Australians lost a combined total of $176.1 million to scammers in 2020 – a massive 23.1 per cent increase over the $142.9 million we were cheated out of in 2019.

According to the Australian Competition and Consumer Commission’s latest Scamwatch report not only did scammers reap more money but the number of scams in 2020 rose to 216,089 which is 28 per cent higher than the 167,795 scams that were reported in 2019.

2020 presented scammers with extraordinary opportunities thanks to the COVID pandemic and the fears and uncertainties that came with it.

More money was lost in December 2020 than any other month last year with a combined loss of $22.4 million – up 19.7 per cent from the $18.7 million lost in November.

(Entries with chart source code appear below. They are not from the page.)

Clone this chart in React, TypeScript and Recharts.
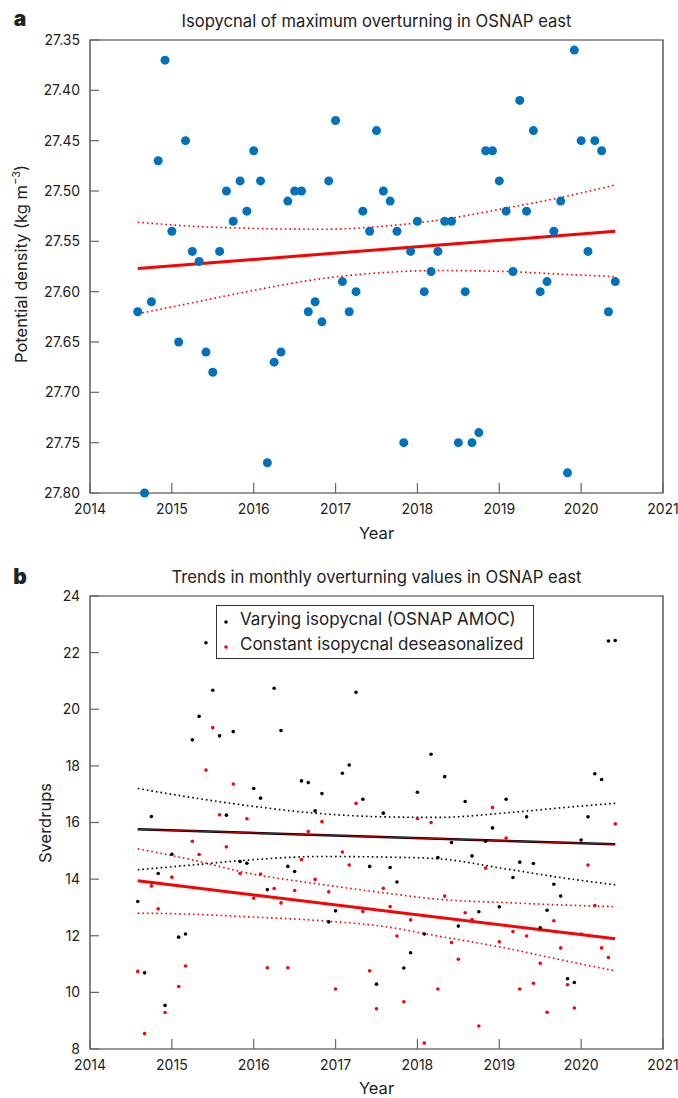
import React from "react";
import { ComposedChart, Line, ReferenceArea, Scatter, XAxis, YAxis } from "recharts";

const FONT = "Inter, 'Noto Sans', sans-serif";
const TEXT = "#222";
const FRAME = "#333";
const TICK = "#666";
const BLUE = "#0072BD";
const RED = "#FF0000";

const PLOT_LEFT = 90;

// monthly values, Aug 2014 .. Jun 2020
const START_YEAR = 2014 + 7 / 12;
const N_MONTHS = 71;
const months = Array.from({ length: N_MONTHS }, (_, k) => START_YEAR + k / 12);

const yearTicks = [2014, 2015, 2016, 2017, 2018, 2019, 2020, 2021];
const densityTicks = [27.35, 27.4, 27.45, 27.5, 27.55, 27.6, 27.65, 27.7, 27.75, 27.8];
const sverdrupTicks = [8, 10, 12, 14, 16, 18, 20, 22, 24];

// panel a: isopycnal of maximum overturning (kg m-3)
const density = [
  27.62, 27.8, 27.61, 27.47, 27.37, 27.54, 27.65, 27.45, 27.56, 27.57,
  27.66, 27.68, 27.56, 27.5, 27.53, 27.49, 27.52, 27.46, 27.49, 27.77,
  27.67, 27.66, 27.51, 27.5, 27.5, 27.62, 27.61, 27.63, 27.49, 27.43,
  27.59, 27.62, 27.6, 27.52, 27.54, 27.44, 27.5, 27.51, 27.54, 27.75,
  27.56, 27.53, 27.6, 27.58, 27.56, 27.53, 27.53, 27.75, 27.6, 27.75,
  27.74, 27.46, 27.46, 27.49, 27.52, 27.58, 27.41, 27.52, 27.44, 27.6,
  27.59, 27.54, 27.51, 27.78, 27.36, 27.45, 27.56, 27.45, 27.46, 27.62, 27.59,
];

// panel b: overturning (Sv)
const varyingAmoc = [
  13.21, 10.69, 16.21, 14.2, 9.54, 14.88, 11.95, 12.06, 18.92, 19.75,
  22.35, 20.67, 19.06, 16.26, 19.21, 14.62, 14.56, 17.2, 16.86, 13.63,
  20.74, 19.25, 14.45, 14.27, 17.47, 17.41, 16.41, 17.02, 12.49, 12.88,
  17.74, 18.03, 20.6, 16.82, 14.45, 10.29, 16.33, 14.41, 13.9, 10.86,
  11.4, 17.07, 12.06, 18.41, 14.76, 17.62, 15.29, 12.34, 16.74, 14.82,
  12.85, 15.34, 15.81, 13.02, 16.82, 14.06, 14.6, 16.2, 14.55, 12.28,
  12.9, 13.82, 13.4, 10.48, 10.35, 15.38, 16.2, 17.72, 17.52, 22.41, 22.43,
];
const constantDeseason = [
  10.74, 8.55, 13.76, 12.95, 9.29, 14.07, 10.21, 10.93, 15.34, 14.87,
  17.85, 19.35, 16.27, 15.14, 17.36, 14.2, 16.13, 13.33, 14.18, 10.87,
  13.67, 13.16, 10.87, 13.6, 14.69, 15.68, 13.99, 16.03, 13.55, 10.12,
  14.96, 14.5, 16.68, 12.86, 10.76, 9.42, 13.68, 13.03, 11.99, 9.67,
  12.56, 16.14, 8.21, 16.0, 10.12, 13.4, 11.76, 11.17, 12.81, 12.57,
  8.81, 14.39, 16.53, 11.79, 15.45, 12.15, 10.12, 11.99, 10.32, 11.03,
  9.3, 12.53, 11.57, 10.27, 9.45, 12.06, 14.5, 13.07, 11.57, 11.23, 15.95,
];

// trend lines (first and last month) and confidence bands read at these months
const bandKnots = [0, 8, 16, 27, 36, 44, 54, 63, 70];
const densityFit = [27.577, 27.54];
const densityUpper = [27.531, 27.535, 27.537, 27.538, 27.535, 27.529, 27.517, 27.505, 27.494];
const densityLower = [27.622, 27.611, 27.6, 27.587, 27.581, 27.579, 27.58, 27.583, 27.585];
const varyingFit = [15.76, 15.23];
const varyingUpper = [17.2, 16.88, 16.6, 16.31, 16.2, 16.18, 16.34, 16.54, 16.68];
const varyingLower = [14.33, 14.5, 14.67, 14.8, 14.78, 14.72, 14.36, 14.02, 13.8];
const constantFit = [13.94, 11.89];
const constantUpper = [15.07, 14.68, 14.22, 13.81, 13.52, 13.29, 13.17, 13.08, 13.03];
const constantLower = [12.8, 12.76, 12.67, 12.53, 12.33, 11.99, 11.56, 11.1, 10.76];

const toPoints = (values: number[]) => values.map((v, i) => ({ t: months[i], v }));
const toBand = (values: number[]) => values.map((v, i) => ({ t: months[bandKnots[i]], v }));
const toFit = (ends: number[]) => [
  { t: months[0], v: ends[0] },
  { t: months[N_MONTHS - 1], v: ends[1] },
];

const dot = (r: number, fill: string) => (props: any) =>
  <circle cx={props.cx} cy={props.cy} r={r} fill={fill} />;

const yTick = (fmt: (v: number) => string) => (props: any) => {
  const { y, payload } = props;
  return (
    <g>
      <line x1={PLOT_LEFT} x2={PLOT_LEFT + 9} y1={y} y2={y} stroke={TICK} strokeWidth={1.2} />
      <text x={PLOT_LEFT - 10} y={y} dy="0.35em" textAnchor="end" fontSize={14} fill={TEXT} fontFamily={FONT}>
        {fmt(payload.value)}
      </text>
    </g>
  );
};

const xTick = (bottom: number) => (props: any) => {
  const { x, payload } = props;
  return (
    <g>
      <line x1={x} x2={x} y1={bottom - 10} y2={bottom} stroke={TICK} strokeWidth={1.2} />
      <text x={x} y={bottom + 21} textAnchor="middle" fontSize={14} fill={TEXT} fontFamily={FONT}>
        {payload.value}
      </text>
    </g>
  );
};

const Txt: React.FC<{ x: number; y: number; size: number; bold?: boolean; rotate?: boolean; children: React.ReactNode }> = ({
  x, y, size, bold, rotate, children,
}) => (
  <div
    style={{
      position: "absolute",
      left: x,
      top: y,
      transform: `translate(-50%, -50%)${rotate ? " rotate(-90deg)" : ""}`,
      fontSize: size,
      fontWeight: bold ? 900 : 400,
      lineHeight: 1,
      whiteSpace: "nowrap",
    }}
  >
    {children}
  </div>
);

const bandLine = (data: { t: number; v: number }[], color: string) => (
  <Line
    data={data}
    dataKey="v"
    type="monotone"
    stroke={color}
    strokeWidth={1.6}
    strokeDasharray="1.6 3"
    dot={false}
    activeDot={false}
    isAnimationActive={false}
  />
);

export default function App() {
  return (
    <div
      style={{
        position: "absolute",
        left: 0,
        top: 0,
        width: 678,
        height: 1098,
        background: "#fff",
        fontFamily: FONT,
        color: TEXT,
      }}
    >
      <div style={{ position: "absolute", left: 0, top: 0 }}>
        <ComposedChart width={678} height={550} margin={{ top: 40, right: 15, bottom: 0, left: 0 }}>
          <XAxis dataKey="t" type="number" domain={[2014, 2021]} ticks={yearTicks} interval={0}
            axisLine={false} tickLine={false} height={57} tick={xTick(493)} />
          <YAxis dataKey="v" type="number" domain={[27.35, 27.8]} reversed ticks={densityTicks} interval={0}
            axisLine={false} tickLine={false} width={90} tick={yTick((v) => v.toFixed(2))} />
          <ReferenceArea x1={2014} x2={2021} y1={27.35} y2={27.8} fill="none" stroke={FRAME} strokeWidth={1.2} />
          <Scatter data={toPoints(density)} dataKey="v" shape={dot(4.5, BLUE)} isAnimationActive={false} />
          {bandLine(toBand(densityUpper), RED)}
          {bandLine(toBand(densityLower), RED)}
          <Line data={toFit(densityFit)} dataKey="v" type="linear" stroke={RED} strokeWidth={3}
            dot={false} activeDot={false} isAnimationActive={false} />
        </ComposedChart>
      </div>

      <div style={{ position: "absolute", left: 0, top: 550 }}>
        <ComposedChart width={678} height={548} margin={{ top: 46, right: 15, bottom: 0, left: 0 }}>
          <XAxis dataKey="t" type="number" domain={[2014, 2021]} ticks={yearTicks} interval={0}
            axisLine={false} tickLine={false} height={49} tick={xTick(499)} />
          <YAxis dataKey="v" type="number" domain={[8, 24]} ticks={sverdrupTicks} interval={0}
            axisLine={false} tickLine={false} width={90} tick={yTick((v) => String(v))} />
          <ReferenceArea x1={2014} x2={2021} y1={8} y2={24} fill="none" stroke={FRAME} strokeWidth={1.2} />
          <Scatter data={toPoints(varyingAmoc)} dataKey="v" shape={dot(1.8, "#000")} isAnimationActive={false} />
          <Scatter data={toPoints(constantDeseason)} dataKey="v" shape={dot(1.8, RED)} isAnimationActive={false} />
          {bandLine(toBand(varyingUpper), "#000")}
          {bandLine(toBand(varyingLower), "#000")}
          {bandLine(toBand(constantUpper), RED)}
          {bandLine(toBand(constantLower), RED)}
          <Line data={toFit(varyingFit)} dataKey="v" type="linear" stroke="#000" strokeWidth={2.5}
            dot={false} activeDot={false} isAnimationActive={false} />
          <Line data={toFit(varyingFit)} dataKey="v" type="linear" stroke={RED} strokeWidth={0.8}
            dot={false} activeDot={false} isAnimationActive={false} />
          <Line data={toFit(constantFit)} dataKey="v" type="linear" stroke={RED} strokeWidth={3}
            dot={false} activeDot={false} isAnimationActive={false} />
        </ComposedChart>
      </div>

      <Txt x={20} y={17.5} size={21} bold>a</Txt>
      <Txt x={376.5} y={21} size={16.6}>Isopycnal of maximum overturning in OSNAP east</Txt>
      <Txt x={21} y={264} size={16.5} rotate>
        Potential density (kg m<sup style={{ fontSize: 11, lineHeight: 0 }}>−3</sup>)
      </Txt>
      <Txt x={376.5} y={533} size={16.5}>Year</Txt>

      <Txt x={20} y={576} size={21} bold>b</Txt>
      <Txt x={376.5} y={577} size={16.6}>Trends in monthly overturning values in OSNAP east</Txt>
      <Txt x={45} y={822.5} size={16.5} rotate>Sverdrups</Txt>
      <Txt x={376.5} y={1088} size={16.5}>Year</Txt>

      <div
        style={{
          position: "absolute",
          left: 216,
          top: 605,
          width: 316,
          height: 52,
          border: `1px solid ${FRAME}`,
          background: "#fff",
        }}
      >
        {[
          { label: "Varying isopycnal (OSNAP AMOC)", color: "#000", y: 13 },
          { label: "Constant isopycnal deseasonalized", color: RED, y: 38 },
        ].map((item) => (
          <div key={item.label} style={{ position: "absolute", left: 0, top: item.y, height: 0 }}>
            <svg width={12} height={12} style={{ position: "absolute", left: 3, top: -3 }}>
              <circle cx={6} cy={6} r={1.8} fill={item.color} />
            </svg>
            <span
              style={{
                position: "absolute",
                left: 23,
                top: 0,
                transform: "translateY(-50%)",
                fontSize: 17,
                lineHeight: 1,
                whiteSpace: "nowrap",
              }}
            >
              {item.label}
            </span>
          </div>
        ))}
      </div>
    </div>
  );
}
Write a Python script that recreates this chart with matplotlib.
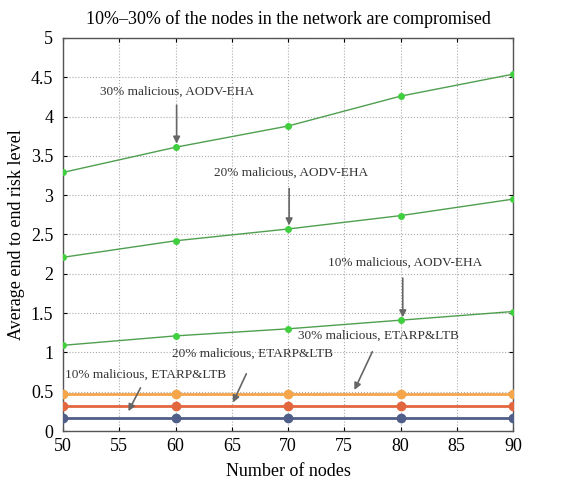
import matplotlib
matplotlib.use("Agg")
import matplotlib.pyplot as plt

nodes = [50, 60, 70, 80, 90]
aodv_30 = [3.29, 3.61, 3.88, 4.26, 4.54]
aodv_20 = [2.21, 2.42, 2.57, 2.74, 2.95]
aodv_10 = [1.09, 1.21, 1.30, 1.41, 1.52]
etarp_30 = [0.47, 0.47, 0.47, 0.47, 0.47]
etarp_20 = [0.32, 0.32, 0.32, 0.32, 0.32]
etarp_10 = [0.16, 0.16, 0.16, 0.16, 0.16]

title = "10%–30% of the nodes in the network are compromised"
xlabel = "Number of nodes"
ylabel = "Average end to end risk level"

plt.rcParams['font.family'] = ['Liberation Serif', 'DejaVu Serif']

fig = plt.figure(figsize=(5.82, 4.91), dpi=100)
ax = fig.add_axes([63/582, 1-431/491, (513-63)/582, (431-38)/491])

green = '#4f9f4f'
gm = '#3fcf3f'
for ys in (aodv_30, aodv_20, aodv_10):
    ax.plot(nodes, ys, color=green, lw=1.0, marker='o', ms=4,
            mfc=gm, mec=gm, zorder=3)

ax.plot(nodes, etarp_30, color='#f5a54a', lw=2.0, marker='o', ms=6,
        mfc='#f5a54a', mec='#f5a54a', zorder=3)
ax.plot(nodes, etarp_20, color='#e2673e', lw=2.0, marker='o', ms=6,
        mfc='#e2673e', mec='#e2673e', zorder=3)
ax.plot(nodes, etarp_10, color='#4f5f8a', lw=2.0, marker='o', ms=6,
        mfc='#4f5f8a', mec='#4f5f8a', zorder=3)

ax.set_xlim(50, 90)
ax.set_ylim(0, 5)
ax.set_xticks(range(50, 91, 5))
ax.set_yticks([0, 0.5, 1, 1.5, 2, 2.5, 3, 3.5, 4, 4.5, 5])
ax.set_yticklabels(['0', '0.5', '1', '1.5', '2', '2.5', '3', '3.5', '4', '4.5', '5'])
ax.grid(True, linestyle=':', color='#aaaaaa', lw=0.8)
ax.tick_params(direction='in', labelsize=13, top=True, right=True, length=3)
ax.tick_params(axis='y', pad=7)
ax.tick_params(axis='x', pad=5)
for s in ax.spines.values():
    s.set_color('#555555')
    s.set_linewidth(1.0)

ax.set_title(title, fontsize=13, pad=10)
ax.set_xlabel(xlabel, fontsize=13, labelpad=6)
ax.set_ylabel(ylabel, fontsize=13, labelpad=4)

arrow = dict(arrowstyle='-|>', color='#666666', lw=1.2, mutation_scale=10)
fs = 9.5
ax.annotate("30% malicious, AODV-EHA", xy=(60.1, 3.62), xytext=(60.1, 4.32),
            ha='center', va='center', fontsize=fs, color='#333333')
ax.annotate("", xy=(60.1, 3.62), xytext=(60.1, 4.18), arrowprops=arrow)

ax.annotate("20% malicious, AODV-EHA", xy=(70.1, 2.58), xytext=(70.3, 3.28),
            ha='center', va='center', fontsize=fs, color='#333333')
ax.annotate("", xy=(70.1, 2.58), xytext=(70.1, 3.12), arrowprops=arrow)

ax.annotate("10% malicious, AODV-EHA", xy=(80.2, 1.41), xytext=(80.4, 2.14),
            ha='center', va='center', fontsize=fs, color='#333333')
ax.annotate("", xy=(80.2, 1.41), xytext=(80.2, 1.98), arrowprops=arrow)

ax.annotate("30% malicious, ETARP&LTB", xy=(75.8, 0.49), xytext=(78.0, 1.21),
            ha='center', va='center', fontsize=fs, color='#333333')
ax.annotate("", xy=(75.8, 0.49), xytext=(77.6, 1.04), arrowprops=arrow)

ax.annotate("20% malicious, ETARP&LTB", xy=(65.0, 0.33), xytext=(66.8, 0.98),
            ha='center', va='center', fontsize=fs, color='#333333')
ax.annotate("", xy=(65.0, 0.33), xytext=(66.4, 0.76), arrowprops=arrow)

ax.annotate("10% malicious, ETARP&LTB", xy=(55.7, 0.22), xytext=(57.3, 0.72),
            ha='center', va='center', fontsize=fs, color='#333333')
ax.annotate("", xy=(55.7, 0.22), xytext=(57.0, 0.58), arrowprops=arrow)

fig.savefig("out.png", dpi=100)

Phishing was the most common type of scam – up 75 per cent from the number of cases reported in 2019.

And phone calls and emails were the most popular delivery methods.

Australians reported $48.08 million lost to phone scams – up from $32.57 million in 2019.

There were 103,153 phone scam attacks in 2020 – a leap from the 69,251 of 2019.

Email attacks that resulted in customers losing money went up from 40,227 reported in 2019 to 47,502 in 2020.

Money stolen via emails rose from $28.36 million in 2019 to a staggering $34.28 million in 2020.

Other methods scammers have used include social networking ($27.26m lost), mobile apps ($20.52m), internet ($29.05m), text messages ($3.03m) and a further $13.86m in other scams.

“After the consistently high level of scam activity we’ve witnessed month-to-month throughout 2020, these annual statistics paint the real picture of the unfortunate growth we’ve seen,” says Proofpoint ANZ area vice-president Crispin Kerr.

“The huge rise in phishing scams (up 75% from 2019) is perhaps the most concerning statistic of all in terms of sheer volume.

“However, as a tactic used by scammers, it’s not surprising to see that phishing was again so popular.

“It has a low entry barrier for cybercriminals with a high-value return. Phishing emails are very easy to create, require little technical knowledge and most importantly, depend solely on one user clicking to succeed.

“Unfortunately, threat actors have actively been using social engineering to convince people to click a link or open attachments, by playing on people’s fears relating to COVID-19, throughout the year.

“As we enter 2021, with promising news of vaccine rollouts taking place, we would advise people to remain vigilant against these types of phishing attacks as scammers will follow the news-cycle closely to adapt their tactics and lures to topical themes.